### Image Augmentation

In [4]:
import pandas as pd
import random
import numpy as np
from tensorflow.keras.preprocessing.image import ImageDataGenerator
import sklearn
import matplotlib.pyplot as plt

In [5]:
train = pd.read_csv('../fashionmnist/fashion-mnist_train.csv')

In [6]:
augmented_train = train.copy()
X_train = augmented_train.drop(['label'],axis = 1)
X_label = augmented_train['label']

X_train = X_train.astype('float32')

In [7]:
label_dict = {
    "T-shirt/top":0,
    "Trouser":1,
    "Pullover":2,
    "Dress":3,
    "Coat":4,
    "Sandal":5,
    "Shirt":6,
    "Sneaker":7,
    "Bag":8,
    "Ankle_boot":9
}

In [8]:
# 원하는 Label number 리스트로 담기
is_target = [False for _ in range(10)]
target_labels = ["T-shirt/top", "Trouser", "Pullover", "Dress", "Coat", "Shirt", "Sneaker", "Ankle_boot"] #증강할 옷 종류 담기
for label in target_labels:
    is_target[label_dict[label]] = True
target_res = [[] for _ in range(10)]

train_count = X_train.shape[0]
for ind in range(train_count):
    if is_target[X_label[ind]]:
        target_res[X_label[ind]].append(ind)

In [21]:
sample_ind = []
with open(f"결과약간통합.txt", 'r') as file:
    for ind in file.readlines():
        sample_ind.append(int(ind))
print(len(sample_ind))

7456


In [10]:
origin_train = X_train.values # pandas.DF -> numpy.ARRAY
origin_train = origin_train.reshape(-1, 28, 28, 1) # 60000x28x28로 변환

In [11]:
augmented_train = train.copy()
# plt.imshow(origin_train[59999], cmap='gray')
# plt.axis('off')
# plt.show()

print(f"Before data shape: {origin_train.shape}")
image_generator = ImageDataGenerator(
            width_shift_range=0.01, # 세로 이동 범위
            height_shift_range=0.05,# 가로 이동 범위
            dtype="int64",
            fill_mode="constant",
            cval=0,
            brightness_range=(0.3, 1.15)
            )


Before data shape: (60000, 28, 28, 1)


- 여기는 인덱스 직접 지정했을 때

In [25]:
augment_size = 6 # 각 표본별 증강할 개수
print(len(sample_ind))
print(f"Estimated Augmented shape: ({(len(sample_ind)*augment_size)}, 785)")


for ind in sample_ind:
    labels = [X_label[ind] for _ in range(augment_size)]
    images = np.array([origin_train[ind] for _ in range(augment_size)])
    aug_imgs, aug_labels = image_generator.flow(images, labels, batch_size=augment_size, shuffle=False, seed=1127).next() #save_prefix='augmented', save_to_dir="./augment", 
    aug_imgs = aug_imgs.reshape(augment_size, 784)
    aug_imgs = np.insert(aug_imgs, 0, aug_labels, axis=1)
    df_augmented = pd.DataFrame(aug_imgs, columns=augmented_train.columns)
    augmented_train = pd.concat([augmented_train, df_augmented], ignore_index=True)

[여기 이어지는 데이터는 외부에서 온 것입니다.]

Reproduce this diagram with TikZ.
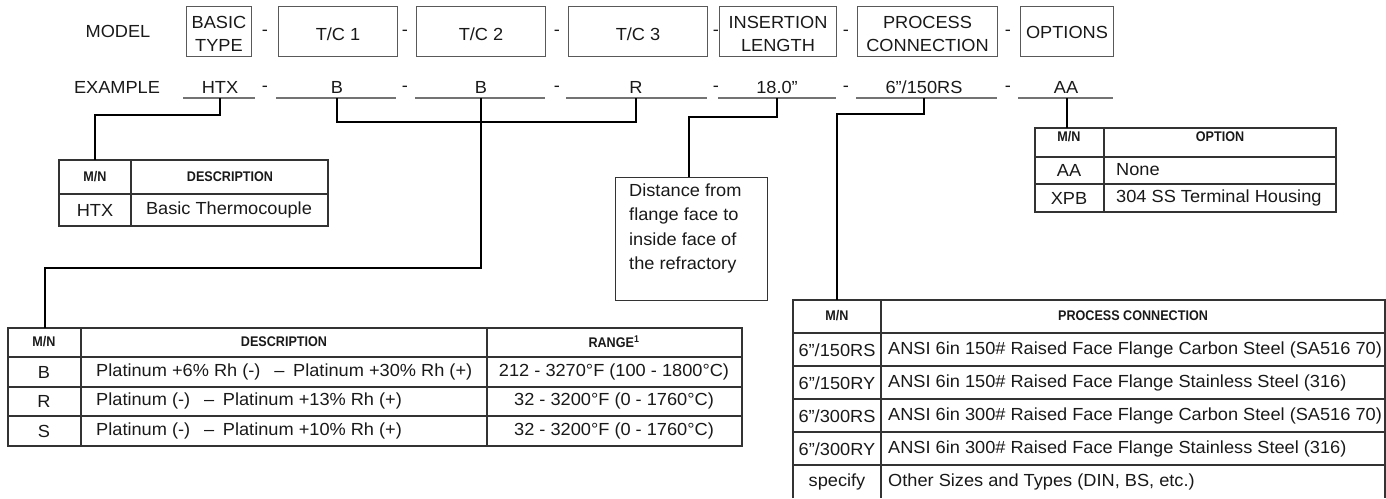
\documentclass[tikz,border=0pt]{standalone}
\usepackage{fontspec}
\setmainfont{Liberation Sans}[FakeStretch=1.04]
\newfontfamily\hdrfont{Liberation Sans}[FakeStretch=0.9]
\begin{document}
\begin{tikzpicture}[x=1pt,y=-1pt,
  lbl/.style={font=\fontsize{17.5}{23}\selectfont, inner sep=0, text=black!90},
  lft/.style={lbl, anchor=west},
  hdr/.style={font=\hdrfont\bfseries\fontsize{14}{16}\selectfont, inner sep=0, text=black!90},
  topbox/.style={draw=black!65, line width=1pt, inner sep=0, anchor=north west, minimum height=50},
  toptxt/.style={lbl, align=center, yshift=-2.5pt},
  grid/.style={draw=black!80, line width=1.3pt},
  conn/.style={draw=black, line width=1.6pt},
  uline/.style={draw=black!55, line width=1.4pt}]
\useasboundingbox (0,0) rectangle (1386,498);

% ---------- top row ----------
\node[lbl] (model) at (118,31) {MODEL};
\node[topbox, minimum width=65] (basic) at (186,6) {};
\node[topbox, minimum width=119] (tca) at (278,6) {};
\node[topbox, minimum width=129] (tcb) at (416,6) {};
\node[topbox, minimum width=139] (tcc) at (568,6) {};
\node[topbox, minimum width=117] (ins) at (719,6) {};
\node[topbox, minimum width=140] (pc) at (857,6) {};
\node[topbox, minimum width=93] (opt) at (1020,6) {};
\node[toptxt] (basict) at (basic.center) {BASIC\\TYPE};
\node[toptxt] (tcat) at (tca.center) {T/C 1};
\node[toptxt] (tcbt) at (tcb.center) {T/C 2};
\node[toptxt] (tcct) at (tcc.center) {T/C 3};
\node[toptxt] (inst) at (ins.center) {INSERTION\\LENGTH};
\node[toptxt] (pct) at (pc.center) {PROCESS\\CONNECTION};
\node[toptxt, yshift=2pt] (optt) at (opt.center) {OPTIONS};
\foreach \x/\n in {265/a,405/b,557/c,716/d,846/e,1008/f}{
  \node[lbl] (td\n) at (\x,33) {-};
  \node[lbl] (ed\n) at (\x,89) {-};
}

% ---------- example row ----------
\node[lbl] (example) at (117,87) {EXAMPLE};
\node[lbl] (htxv) at (220,87) {HTX};
\node[lbl] (tcav) at (337,87) {B};
\node[lbl] (tcbv) at (481,87) {B};
\node[lbl] (tccv) at (636,87) {R};
\node[lbl] (insv) at (777,87) {18.0”};
\node[lbl] (pcv) at (924,87) {6”/150RS};
\node[lbl] (optv) at (1066,87) {AA};
\draw[uline] (183,98) -- (255,98) (276,98) -- (396,98) (415,98) -- (545,98)
  (566,98) -- (707,98) (718,98) -- (836,98) (856,98) -- (997,98) (1018,98) -- (1113,98);

\coordinate (htxU) at (220,98);
\coordinate (tcaU) at (337,98);
\coordinate (tcbU) at (481,98);
\coordinate (tccU) at (636,98);
\coordinate (insU) at (777,98);
\coordinate (pcU) at (924,98);
\coordinate (optU) at (1067,98);

% ---------- HTX table ----------
\draw[grid] (59,160) rectangle (328,226);
\draw[grid] (131,160) -- (131,226) (59,194) -- (328,194);
\node[hdr] (h1mn) at (95,177) {M/N};
\node[hdr] (h1desc) at (230,177) {DESCRIPTION};
\node[lbl] (h1r1) at (95,210) {HTX};
\node[lbl] (h1r1d) at (229,210) {Basic Thermocouple};
\coordinate (htxT) at (95,160);

% ---------- distance box ----------
\node[draw=black!80, line width=1.3pt, minimum width=152, minimum height=123, anchor=north west, inner sep=0] (dist) at (615,177) {};
\node[lbl, anchor=north west, align=left, font=\fontsize{17.5}{24.4}\selectfont] (disttxt) at (629,183.5)
  {Distance from\\flange face to\\inside face of\\the refractory};
\coordinate (distT) at (689,177);

% ---------- options table ----------
\draw[grid] (1035,128) rectangle (1336,212);
\draw[grid] (1104,128) -- (1104,212) (1035,157) -- (1336,157) (1035,184) -- (1336,184);
\node[hdr] (o1mn) at (1069,137) {M/N};
\node[hdr] (o1opt) at (1220,137) {OPTION};
\node[lbl] (o1r1) at (1069,170) {AA};
\node[lft] (o1r1d) at (1116,170) {None};
\node[lbl] (o1r2) at (1069,198) {XPB};
\node[lft] (o1r2d) at (1116,198) {304 SS Terminal Housing};
\coordinate (optT) at (1067,128);

% ---------- thermocouple table ----------
\draw[grid] (8,328) rectangle (742,446);
\draw[grid] (81,328) -- (81,446) (487,328) -- (487,446)
  (8,357) -- (742,357) (8,387) -- (742,387) (8,416) -- (742,416);
\node[hdr] (t1mn) at (44,342) {M/N};
\node[hdr] (t1desc) at (284,342) {DESCRIPTION};
\node[hdr] (t1rng) at (614,342) {RANGE\textsuperscript{1}};
\node[lbl] (t1b) at (44,372) {B};
\node[lft] (t1bd) at (96,372) {Platinum +6\% Rh (-) \enspace–\enspace Platinum +30\% Rh (+)};
\node[lbl] (t1br) at (614,372) {212 - 3270°F (100 - 1800°C)};
\node[lbl] (t1r) at (44,401) {R};
\node[lft] (t1rd) at (96,401) {Platinum (-) \enspace–\enspace Platinum +13\% Rh (+)};
\node[lbl] (t1rr) at (614,401) {32 - 3200°F (0 - 1760°C)};
\node[lbl] (t1s) at (44,431) {S};
\node[lft] (t1sd) at (96,431) {Platinum (-) \enspace–\enspace Platinum +10\% Rh (+)};
\node[lbl] (t1sr) at (614,431) {32 - 3200°F (0 - 1760°C)};
\coordinate (tcT) at (45,328);

% ---------- process connection table ----------
\draw[grid] (793,498) -- (793,300) -- (1385,300) -- (1385,498);
\draw[grid] (881,300) -- (881,498)
  (793,333) -- (1385,333) (793,366) -- (1385,366) (793,399) -- (1385,399)
  (793,432) -- (1385,432) (793,465) -- (1385,465);
\node[hdr] (p1mn) at (837,316) {M/N};
\node[hdr] (p1pc) at (1133,316) {PROCESS CONNECTION};
\node[lbl] (p1a) at (837,350) {6”/150RS};
\node[lft] (p1ad) at (888,350) {ANSI 6in 150\# Raised Face Flange Carbon Steel (SA516 70)};
\node[lbl] (p1b) at (837,383) {6”/150RY};
\node[lft] (p1bd) at (888,383) {ANSI 6in 150\# Raised Face Flange Stainless Steel (316)};
\node[lbl] (p1c) at (837,416) {6”/300RS};
\node[lft] (p1cd) at (888,416) {ANSI 6in 300\# Raised Face Flange Carbon Steel (SA516 70)};
\node[lbl] (p1d) at (837,449) {6”/300RY};
\node[lft] (p1dd) at (888,449) {ANSI 6in 300\# Raised Face Flange Stainless Steel (316)};
\node[lbl] (p1e) at (837,482) {specify};
\node[lft] (p1ed) at (888,482) {Other Sizes and Types (DIN, BS, etc.)};
\coordinate (pcT) at (837,300);

% ---------- connectors ----------
\draw[conn] (htxU) -- ++(0,17) -| (htxT);
\draw[conn] (tcaU) -- ++(0,24) -| (tccU);
\draw[conn] (tcbU) -- ++(0,170) -| (tcT);
\draw[conn] (insU) -- ++(0,19) -| (distT);
\draw[conn] (pcU) -- ++(0,16) -| (pcT);
\draw[conn] (optU) -- (optT);
\end{tikzpicture}
\end{document}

augmented_train = augmented_train.fillna(0.0)
print(f"After data shape: {augmented_train.shape}")
augmented_train = sklearn.utils.shuffle(augmented_train)

7456
Estimated Augmented shape: (104736, 785)
After data shape: (111769, 785)


- 여기는 랜덤으로 샘플링 할 때

In [33]:
sample_size = 200 # 각 label마다 추출할 표본 개수
augment_size = 40 # 각 표본별 증강할 개수

print(f"Estimated Augmented shape: ({(sample_size*len(target_labels)*augment_size) + origin_train.shape[0]}, 785)")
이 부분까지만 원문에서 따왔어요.